• **Data shown**:
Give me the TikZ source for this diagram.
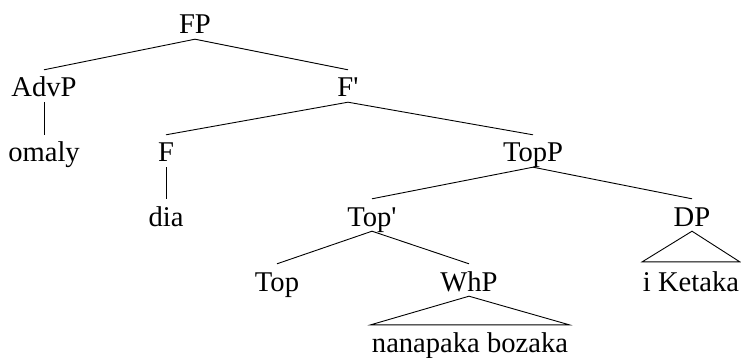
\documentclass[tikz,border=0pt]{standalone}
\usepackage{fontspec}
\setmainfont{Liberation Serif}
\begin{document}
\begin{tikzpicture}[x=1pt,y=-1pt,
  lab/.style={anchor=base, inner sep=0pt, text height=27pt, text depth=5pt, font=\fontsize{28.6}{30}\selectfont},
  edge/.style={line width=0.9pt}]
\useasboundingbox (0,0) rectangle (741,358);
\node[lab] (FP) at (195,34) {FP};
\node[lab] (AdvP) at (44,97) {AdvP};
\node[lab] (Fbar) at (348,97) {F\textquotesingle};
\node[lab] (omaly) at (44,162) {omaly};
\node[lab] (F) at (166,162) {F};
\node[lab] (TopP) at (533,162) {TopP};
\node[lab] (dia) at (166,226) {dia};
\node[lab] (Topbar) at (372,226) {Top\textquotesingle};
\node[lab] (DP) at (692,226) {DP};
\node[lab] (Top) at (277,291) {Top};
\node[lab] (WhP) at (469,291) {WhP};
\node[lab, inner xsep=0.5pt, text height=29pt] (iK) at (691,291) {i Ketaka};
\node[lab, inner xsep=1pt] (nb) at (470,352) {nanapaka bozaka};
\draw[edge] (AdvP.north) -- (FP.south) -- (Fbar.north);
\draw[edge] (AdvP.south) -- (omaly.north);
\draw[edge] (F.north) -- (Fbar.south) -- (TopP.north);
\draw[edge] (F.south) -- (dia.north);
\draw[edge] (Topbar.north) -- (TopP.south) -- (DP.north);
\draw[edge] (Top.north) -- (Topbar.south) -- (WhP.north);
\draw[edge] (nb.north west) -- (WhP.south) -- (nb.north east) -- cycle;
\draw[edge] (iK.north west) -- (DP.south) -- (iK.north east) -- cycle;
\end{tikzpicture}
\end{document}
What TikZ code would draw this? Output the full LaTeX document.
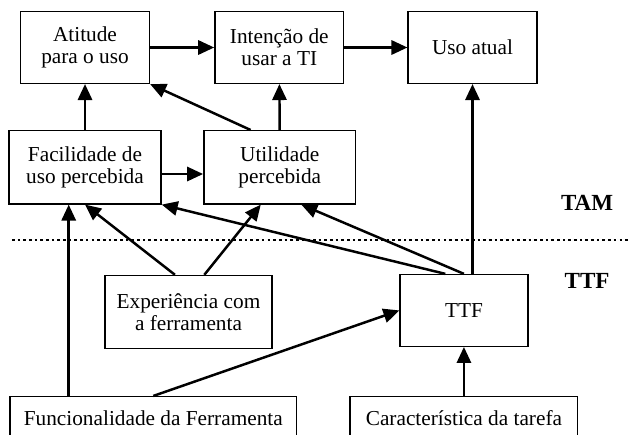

• **Directions for this task**: Reproduce the material above in full, exactly, with no images.

• **Finished answer**:
Give me the TikZ source for this diagram.
\documentclass[tikz,border=0pt]{standalone}
\usepackage{fontspec}
\setmainfont{Liberation Serif}
\begin{document}
\begin{tikzpicture}[x=1pt,y=-1pt,
  lab/.style={anchor=base, inner sep=0pt, text height=27pt, text depth=5pt, font=\fontsize{28.6}{30}\selectfont},
  edge/.style={line width=0.9pt}]
\useasboundingbox (0,0) rectangle (741,358);
\node[lab] (FP) at (195,34) {FP};
\node[lab] (AdvP) at (44,97) {AdvP};
\node[lab] (Fbar) at (348,97) {F\textquotesingle};
\node[lab] (omaly) at (44,162) {omaly};
\node[lab] (F) at (166,162) {F};
\node[lab] (TopP) at (533,162) {TopP};
\node[lab] (dia) at (166,226) {dia};
\node[lab] (Topbar) at (372,226) {Top\textquotesingle};
\node[lab] (DP) at (692,226) {DP};
\node[lab] (Top) at (277,291) {Top};
\node[lab] (WhP) at (469,291) {WhP};
\node[lab, inner xsep=0.5pt, text height=29pt] (iK) at (691,291) {i Ketaka};
\node[lab, inner xsep=1pt] (nb) at (470,352) {nanapaka bozaka};
\draw[edge] (AdvP.north) -- (FP.south) -- (Fbar.north);
\draw[edge] (AdvP.south) -- (omaly.north);
\draw[edge] (F.north) -- (Fbar.south) -- (TopP.north);
\draw[edge] (F.south) -- (dia.north);
\draw[edge] (Topbar.north) -- (TopP.south) -- (DP.north);
\draw[edge] (Top.north) -- (Topbar.south) -- (WhP.north);
\draw[edge] (nb.north west) -- (WhP.south) -- (nb.north east) -- cycle;
\draw[edge] (iK.north west) -- (DP.south) -- (iK.north east) -- cycle;
\end{tikzpicture}
\end{document}
What TikZ code would draw this? Output the full LaTeX document.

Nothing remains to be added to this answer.